Jig Saw Puzzle http://www.youtube.com/watch?v=7JYYhYlNIyI&feature=results_main&playnext=1&list=PLBE499E8DEC85A816
Pink Elephants http://www.youtube.com/watch?v=0ZfV6UyAE0Y
Raggin'the Scale http://www.youtube.com/watch?v=X9L8p3DAG8k
Hey! Young Fellow! http://www.redhotjazz.com/songs/venuti/hey.ra
Here is a short review of these four recordings in the 1957 issue of Gramophone. (OCR introduces errors. AH)
This kind of intimate jazz has not staled with the years ; instead it has taken on a mellowness that makes listening to it in the hubbub of today a refreshing experience. The giant Rollini, so recently removed from our ken, is at his versatile best here, and we take a sad farewell forever on record of Eddie Lang as a soloist. Venuti is the master technician as ever, never using his ability as an end for getting cheap applause, and the overall effect is almost unique in jazz for the restrained gaiety it suggests. Jimmy Dorsey is a bit show-off, even resembling Rudy Wiedoeft in places, but to offset this there is the Venuti-Lang-Rollini triumvirate that never fails.
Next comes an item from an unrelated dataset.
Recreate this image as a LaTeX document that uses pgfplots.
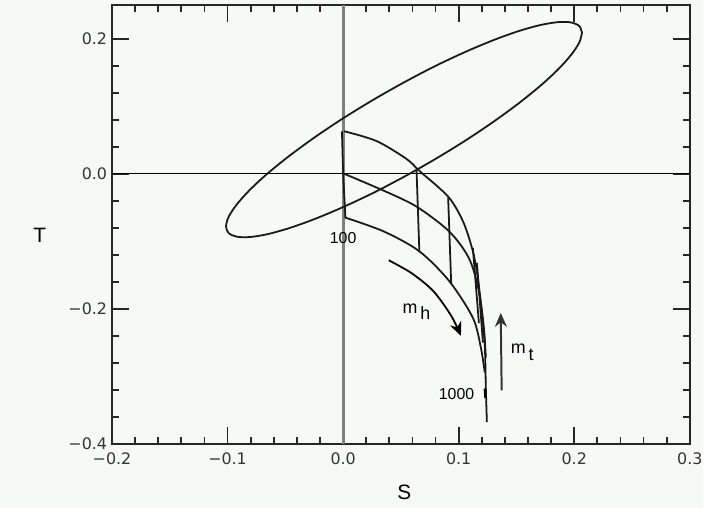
\documentclass[border=0pt]{standalone}
\usepackage{fontspec}
\setmainfont{Liberation Sans}
\newfontfamily\tickfont{DejaVu Sans}
\usepackage{pgfplots}
\pgfplotsset{compat=1.18}
\usetikzlibrary{arrows.meta}
\definecolor{bg}{RGB}{245,250,247}
\begin{document}
\begin{tikzpicture}
\fill[bg] (-56.5pt,-32.5pt) rectangle (298pt,224pt);
\begin{axis}[
    scale only axis,
    width=291.5pt, height=221.5pt,
    xmin=-0.2, xmax=0.3, ymin=-0.4, ymax=0.25,
    xtick={-0.2,-0.1,0,0.1,0.2,0.3},
    xticklabels={−0.2,−0.1,0.0,0.1,0.2,0.3},
    ytick={-0.4,-0.2,0,0.2},
    yticklabels={−0.4,−0.2,0.0,0.2},
    minor x tick num=4, minor y tick num=4,
    major tick length=8.5pt, minor tick length=3.5pt,
    tick style={line width=0.9pt, black!85},
    axis line style={line width=1pt, black!85},
    ticklabel style={font=\tickfont\fontsize{8}{9}\selectfont, text=black!80},
    xticklabel style={yshift=-1pt},
    yticklabel style={xshift=1pt},
    xlabel={S}, ylabel={T},
    label style={font=\fontsize{10.5}{12}\selectfont},
    xlabel style={at={(axis description cs:0.506,0)}, anchor=center, yshift=-24.5pt},
    ylabel style={at={(axis description cs:0,0.476)}, anchor=center, rotate=-90, xshift=-36.5pt},
    clip=false,
]
% reference lines
\addplot[gray, line width=1.4pt] coordinates {(0,-0.4) (0,0.25)};
\addplot[black, line width=0.6pt] coordinates {(-0.2,0) (0.3,0)};
% ellipse
\addplot[black!90, line width=0.9pt, smooth] coordinates {
(0.2067,0.2089) (0.2044,0.2188) (0.1974,0.2241) (0.1861,0.2246) (0.1707,0.2203)
(0.1517,0.2112) (0.1297,0.1977) (0.1054,0.1802) (0.0794,0.1593) (0.0527,0.1354)
(0.0260,0.1095) (0.0000,0.0822) (-0.0243,0.0544) (-0.0463,0.0269) (-0.0653,0.0006)
(-0.0807,-0.0237) (-0.0920,-0.0453) (-0.0990,-0.0635) (-0.1013,-0.0779) (-0.0990,-0.0878)
(-0.0920,-0.0931) (-0.0807,-0.0936) (-0.0653,-0.0893) (-0.0463,-0.0802) (-0.0243,-0.0667)
(0.0000,-0.0492) (0.0260,-0.0283) (0.0527,-0.0044) (0.0794,0.0215) (0.1054,0.0488)
(0.1297,0.0766) (0.1517,0.1041) (0.1707,0.1304) (0.1861,0.1547) (0.1974,0.1763)
(0.2044,0.1945) (0.2067,0.2089)};
% mesh: curves of constant m_t
\addplot[black!90, line width=0.9pt, smooth] coordinates {
(0.001,0.063) (0.029,0.0485) (0.0549,0.022) (0.066,0.0044) (0.0909,-0.0338)
(0.1038,-0.0706) (0.1123,-0.1147) (0.1166,-0.1544) (0.1201,-0.2059) (0.1226,-0.2529)
(0.1235,-0.3162) (0.1244,-0.3676)};
\addplot[black!90, line width=0.9pt, smooth] coordinates {
(0.001,0) (0.0352,-0.025) (0.0635,-0.0485) (0.0918,-0.0853) (0.1089,-0.125)
(0.1175,-0.1735) (0.1218,-0.228) (0.1235,-0.272)};
\addplot[black!90, line width=0.9pt, smooth] coordinates {
(0.0017,-0.0647) (0.0352,-0.0853) (0.066,-0.1147) (0.0918,-0.1588) (0.1123,-0.2132)
(0.1192,-0.2574) (0.1226,-0.294)};
% mesh: lines of constant m_h
\addplot[black!90, line width=0.9pt] coordinates {(-0.001,0.063) (0.0,0.0) (0.002,-0.065)};
\addplot[black!90, line width=0.9pt] coordinates {(0.0635,0.0074) (0.066,-0.116)};
\addplot[black!90, line width=0.9pt] coordinates {(0.0909,-0.035) (0.0935,-0.162)};
\addplot[black!90, line width=0.9pt] coordinates {(0.1123,-0.110) (0.1175,-0.221)};
\addplot[black!90, line width=0.9pt] coordinates {(0.1158,-0.132) (0.121,-0.25)};
\addplot[black, line width=1.2pt] coordinates {(0.1226,-0.318) (0.1232,-0.332)};
% arrows
\addplot[black, line width=0.9pt, smooth, -{Stealth[length=7pt,width=6pt]}] coordinates {
(0.0395,-0.128) (0.0592,-0.147) (0.078,-0.1735) (0.0935,-0.210) (0.102,-0.240)};
\addplot[black!80, line width=1pt, -{Stealth[length=7pt,width=6pt]}] coordinates {
(0.1372,-0.3206) (0.1364,-0.2059)};
% labels
\node[font=\fontsize{8}{9}\selectfont] at (axis cs:0,-0.0956) {100};
\node[font=\fontsize{8}{9}\selectfont, anchor=east] at (axis cs:0.1195,-0.326) {1000};
\node[font=\fontsize{9}{10}\selectfont] at (axis cs:0.0635,-0.204) {m\,\raisebox{-0.7ex}{h}};
\node[font=\fontsize{9}{10}\selectfont] at (axis cs:0.155,-0.264) {m\,\raisebox{-0.7ex}{t}};
\end{axis}
\end{tikzpicture}
\end{document}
Here are Eddie Lang specialist Mike Peters' notes in the Mosaic set on Venuti and Lang.
For what would be the final Venuti-Lang recording session, Joe and Eddie brought together two of the greatest instrumentalists of the previous decade. Both Jimmy Dorsey and Adrian Rollini had contributed stunning performances and several earlier Blue Four dates, but they had never recorded together under Joe and Eddie's leadership until now. The results produced fireworks. It is arguably their greatest session as an ensemble, and with it, Venuti and Lang perfected their concept of interpreting jazz with a wind and string ensemble. Each three-minute side is a study in small group arranging, interpretation and collective and individual performance. They use every element of the Venuti-Lang formula to perfection. The repertoire has them taking a look back while also making strides forward as they gloriously rearrange two current pop songs, they invent one classic, and concoct a last minute original.
Joe and Eddie had already recorded Raggin' the Scale in 1930 with a quartet that included Rollini. Three years later, expanded to a quintet, they produced a masterpiece. (Of note: the final sixteen bars has Joe and Jimmy going at it together over the pulsating rhtym section. Perfection!) When Venuti heard Dorsey's clarinet play the opening strain of Hey! Young Fella in 1977 (having last heard the record some five decades earlier), he bellowed out the son's title and said "I got fifty potatoes (dollars) for recording that." He then sat listening in silence as the record played on, obviously satisfied with the results. (That's Joe playing bass for the chorus behind Rollini's vibe). Fans of the pop group Fleetwood Mac may recognize the title Jigg Saw Puzzle Blues. In 1968, Mac guitarist Danny Kirwan swiped parts of Jimmy Dorseu's clarinet solo and built a song around it. The 1933 original recording features 12 bars of single-string guitar that starts out bluesy but ends in a string of notes. When it came to showing off one's chops, few could compete with Jimmy Dorsey. A master of the reeds and a very good cornet player, Dorsey struts his stuff on Pink Elephants. By the introduction you can appreciate the depth at which musicians related to each other as they seamlessly set up the song by trading one-bar phrases. Few did it better. (MP)
A foursome of masterpieces by a quintet of masters, among my favorite recordings in the whole world.